Le film tord le cou aux préjugés. Ana, autre figure centrale du film après Ruza la patronne, est au-delà de son apparente insouciance, la force qui permet à chacune de se transformer. C’est elle qui organise l’anniversaire de Ruza et casse le rythme d’une vie ordinaire monotone. C’est elle qui transforme Ljubica soucieuse de vivre au présent et peu habitée par l’idée de retourner en Croatie. C’est ensuite pour elle, atteinte de leucémie que Ruza cassera sa tirelire pour lui permettre de se soigner ; ici dans l’œuvre d’Andrea Štaka, il s’agit pour ces femmes de s’affirmer et de découvrir quelle pourrait aujourd’hui être leur vie à Zurich, ville opulente avec au-delà la richesse, des ilots de pauvreté.

Andréa Štaka, cinéaste féministe

Le troisième film Mare présenté par Andréa Štaka en visio conférence est tourné dans le village de sa cousine, à 20 kms de la frontière monténégrine, à vingt kilomètres de Dubovnik, entre les montagnes d’Herzégovine et face à la mer. À côté d’un aéroport. En deux mots, un lieu claustrophobe.

C’est dans ce lieu que Mare, mère de famille s’ennuie. On la voit s’affairer à ses tâches quotidiennes du matin au soir. Elle s’occupe de tout le monde sauf d’elle-même. Elle rencontre un ouvrier polonais sur le chantier de l’aéroport et entame une liaison avec lui. Mais le film reste au-dessus de cette histoire d’adultère et traite surtout son envie de se libérer des carcans dont elle est prisonnière : être une bonne mère, une bonne épouse jusqu’au jour où les enfants grandissent. Ensuite, la solitude. « Pour faire ce film expliquait la réalisatrice, j’ai travaillé en 16 mm pour me rapprocher de l’intime. Avec le super 16, la lumière est plus authentique ».

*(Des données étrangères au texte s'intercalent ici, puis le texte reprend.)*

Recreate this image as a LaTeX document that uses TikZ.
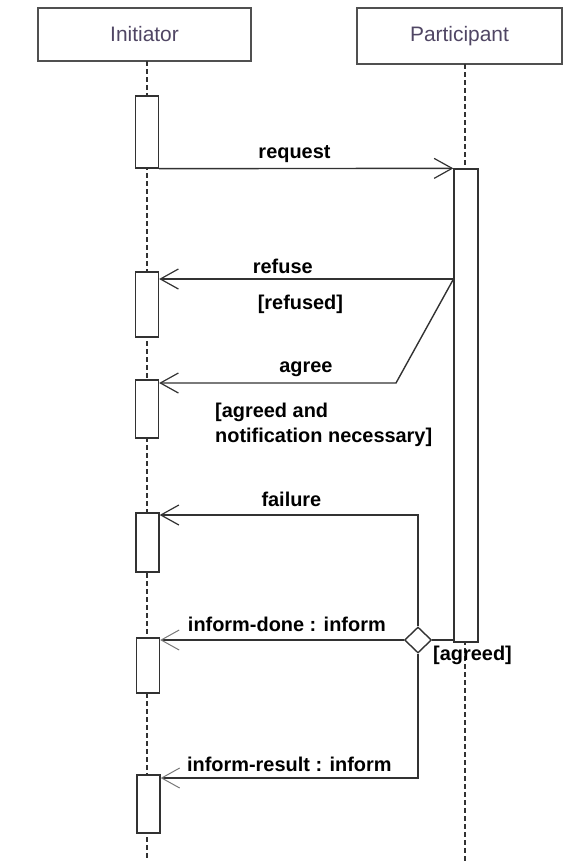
\documentclass[tikz,border=0pt]{standalone}
\usepackage{fontspec}
\setmainfont{Liberation Sans}
\usepackage{xcolor}
\usepackage{tikz}
\usetikzlibrary{arrows.meta, shapes.geometric}
\definecolor{linegray}{RGB}{50,50,50}
\definecolor{boxgray}{RGB}{80,80,80}
\definecolor{headtext}{RGB}{80,70,100}
\definecolor{tipgray}{RGB}{120,120,120}

\begin{document}
\begin{tikzpicture}[x=1bp, y=-1bp,
    headbox/.style={draw=boxgray, fill=white, line width=1.5bp, inner sep=0pt, font=\fontsize{21}{23}\selectfont, text=headtext},
    lifeline/.style={draw=linegray, line width=1.3bp, dash pattern=on 5bp off 3bp},
    actbox/.style={draw=linegray, fill=white, line width=1.3bp, minimum width=23bp, inner sep=0pt},
    plain/.style={draw=linegray, line width=1.4bp},
    msg/.style={plain, -{Straight Barb[length=18bp, width=20bp, line width=1.2bp]}},
    reply/.style={plain, -{Straight Barb[length=18bp, width=20bp, line width=1bp, color=tipgray]}},
    lbl/.style={font=\bfseries\fontsize{20}{25}\selectfont, inner sep=0pt}]
    \useasboundingbox (0,0) rectangle (563,861);

    % Coordinates
    \coordinate (inittop) at (147,61);
    \coordinate (initbot) at (147,861);
    \coordinate (parttop) at (465,64);
    \coordinate (partbot) at (465,861);
    \coordinate (R) at (453.5,279);
    \coordinate (A) at (396,383);
    \coordinate (F) at (418,515);
    \coordinate (I) at (418,778);
    \coordinate (G) at (215,442);
    \coordinate (H) at (433,660);

    % Heads
    \node[headbox, minimum width=213bp, minimum height=53bp] (init) at (144.5,34.5) {Initiator};
    \node[headbox, minimum width=205bp, minimum height=56bp] (part) at (459.5,36) {Participant};

    % Lifelines
    \draw[lifeline] (inittop) -- (initbot);
    \draw[lifeline] (parttop) -- (partbot);

    % Activations
    \node[actbox, minimum height=72bp] (act1) at (147,132) {};
    \node[actbox, minimum height=65bp] (act2) at (147,304.5) {};
    \node[actbox, minimum height=58bp] (act3) at (147,409) {};
    \node[actbox, minimum height=59bp] (act4) at (147.5,542.5) {};
    \node[actbox, minimum height=55bp] (act5) at (148,665.5) {};
    \node[actbox, minimum height=58bp] (act6) at (148.5,804) {};
    \node[actbox, minimum width=24bp, minimum height=473bp] (bar) at (466,405.5) {};

    % Decision
    \node[diamond, draw=linegray, fill=white, line width=1.4bp, inner sep=0pt, minimum width=27bp, minimum height=26bp] (dmd) at (418,640) {};

    % Messages
    \draw[msg] (act1.south east) -- (bar.north west) node[lbl, pos=.46, above=5bp] {request};
    \draw[msg] (R) -- (R -| act2.east) node[lbl, pos=.58, above=5bp] {refuse} node[lbl, pos=.52, below=15bp] {[refused]};
    \draw[msg] (R) -- (A) -- (A -| act3.east) node[lbl, pos=.38, above=6bp] {agree};
    \draw[msg] (dmd.north) -- (F) -- (F -| act4.east) node[lbl, pos=.49, above=8bp] {failure};
    \draw[plain] (dmd.east) -- (dmd.east -| bar.west);
    \draw[reply] (dmd.west) -- (dmd.west -| act5.east) node[lbl, pos=.48, above=8bp] {inform-done : inform};
    \draw[reply] (dmd.south) -- (I) -- (I -| act6.east) node[lbl, pos=.5, above=6bp] {inform-result : inform};

    % Guards
    \node[lbl, anchor=base west, align=left] (g1) at (G) {[agreed and\\notification necessary]};
    \node[lbl, anchor=base west] (g2) at (H) {[agreed]};
\end{tikzpicture}
\end{document}
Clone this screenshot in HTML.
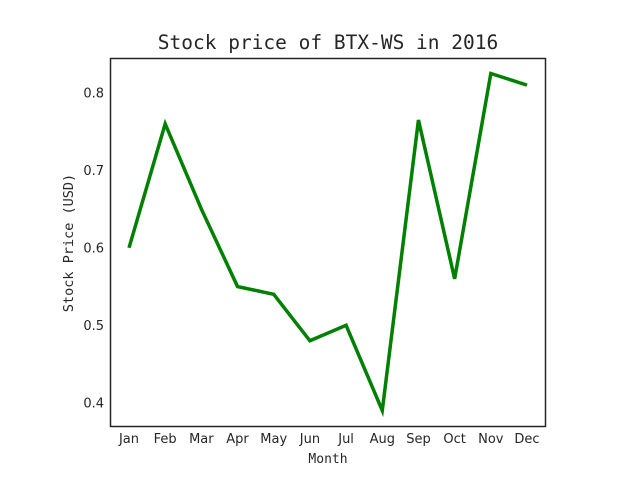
<!DOCTYPE html>
<html><head><meta charset="utf-8"><style>
body{margin:0;background:#fff}
svg text{fill:#262626}
</style></head><body>
<svg id="chart" width="640" height="480" xmlns="http://www.w3.org/2000/svg">
<rect width="640" height="480" fill="#fff"/>
<text x="328" y="49" text-anchor="middle" font-family="'DejaVu Sans Mono','Liberation Mono',monospace" font-size="19.5">Stock price of BTX-WS in 2016</text>
<text x="328" y="463" text-anchor="middle" font-family="'DejaVu Sans Mono','Liberation Mono',monospace" font-size="13">Month</text>
<text transform="translate(73,243) rotate(-90)" text-anchor="middle" font-family="'DejaVu Sans Mono','Liberation Mono',monospace" font-size="13.5">Stock Price (USD)</text>
<g id="ticks"></g>
<g id="marks"></g>
<rect x="110.5" y="58.5" width="435" height="368" fill="none" stroke="#262626" stroke-width="1.5"/>
</svg>
<script>
const months=["Jan","Feb","Mar","Apr","May","Jun","Jul","Aug","Sep","Oct","Nov","Dec"];
const prices=[0.60,0.76,0.65,0.55,0.54,0.48,0.50,0.39,0.765,0.56,0.825,0.81];
const yTicks=[0.4,0.5,0.6,0.7,0.8];
const NS="http://www.w3.org/2000/svg";
const x0=129,x1=527,yMin=0.370,yMax=0.845,plotTop=58,plotBot=426;
const xs=i=>x0+(x1-x0)*i/(months.length-1);
const ys=v=>plotBot-(v-yMin)/(yMax-yMin)*(plotBot-plotTop);
const tg=document.getElementById('ticks'),mg=document.getElementById('marks');
months.forEach((m,i)=>{
 const t=document.createElementNS(NS,'text');
 t.setAttribute('x',xs(i));t.setAttribute('y',443);t.setAttribute('text-anchor','middle');
 t.setAttribute('font-family',"'DejaVu Sans','Liberation Sans',sans-serif");t.setAttribute('font-size','13');
 t.textContent=m;
 
 
 tg.appendChild(t);
});
yTicks.forEach(v=>{
 const t=document.createElementNS(NS,'text');
 t.setAttribute('x',104);t.setAttribute('y',ys(v)+4.5);t.setAttribute('text-anchor','end');
 t.setAttribute('font-family',"'DejaVu Sans','Liberation Sans',sans-serif");t.setAttribute('font-size','13');
 t.textContent=v.toFixed(1);
 
 
 tg.appendChild(t);
});
const p=document.createElementNS(NS,'polyline');
p.setAttribute('points',prices.map((v,i)=>xs(i)+','+ys(v)).join(' '));
p.setAttribute('fill','none');p.setAttribute('stroke','#008000');p.setAttribute('stroke-width','3.5');
p.setAttribute('stroke-linejoin','miter');


mg.appendChild(p);
</script>
</body></html>
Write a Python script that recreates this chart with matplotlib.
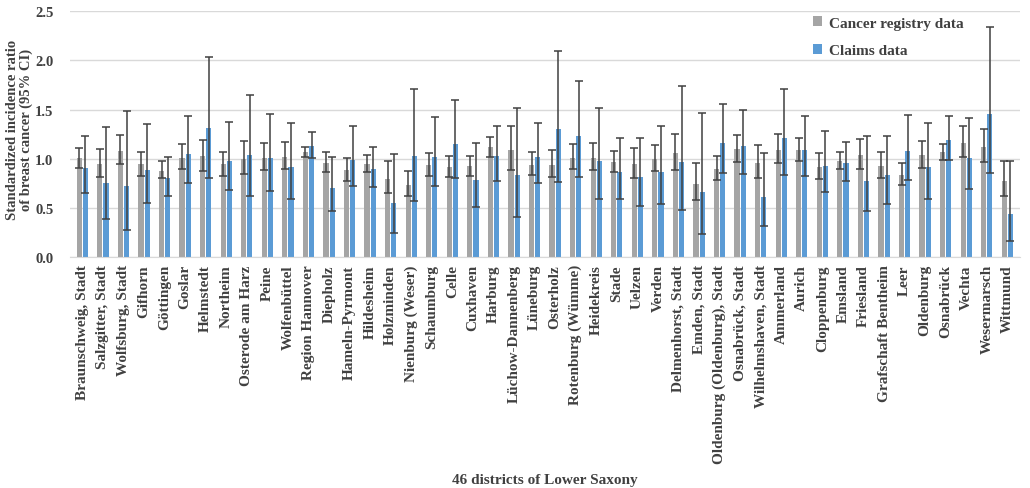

L’œuvre d’Andréa Štaka est féministe. Ses personnages se libèrent de ce qui les empêche de vivre : la mort omniprésente dans Cure ne doit pas empêcher d’aller au-delà ; les différences de vécu de trois femmes dans Das Fraulein ne sont pas un frein aux solidarités possibles ; enfin, la vie familiale quotidienne de la mère dans Mare ne devrait pas entraver son désir de travailler et d’être indépendante.

Cette Rencontre, à quelques jours du confinement fut extrêmement riche en émotions : Andréa Štaka parle avec passion d’un cinéma où l’intériorité des sentiments dévoile un inconscient marqué par la guerre.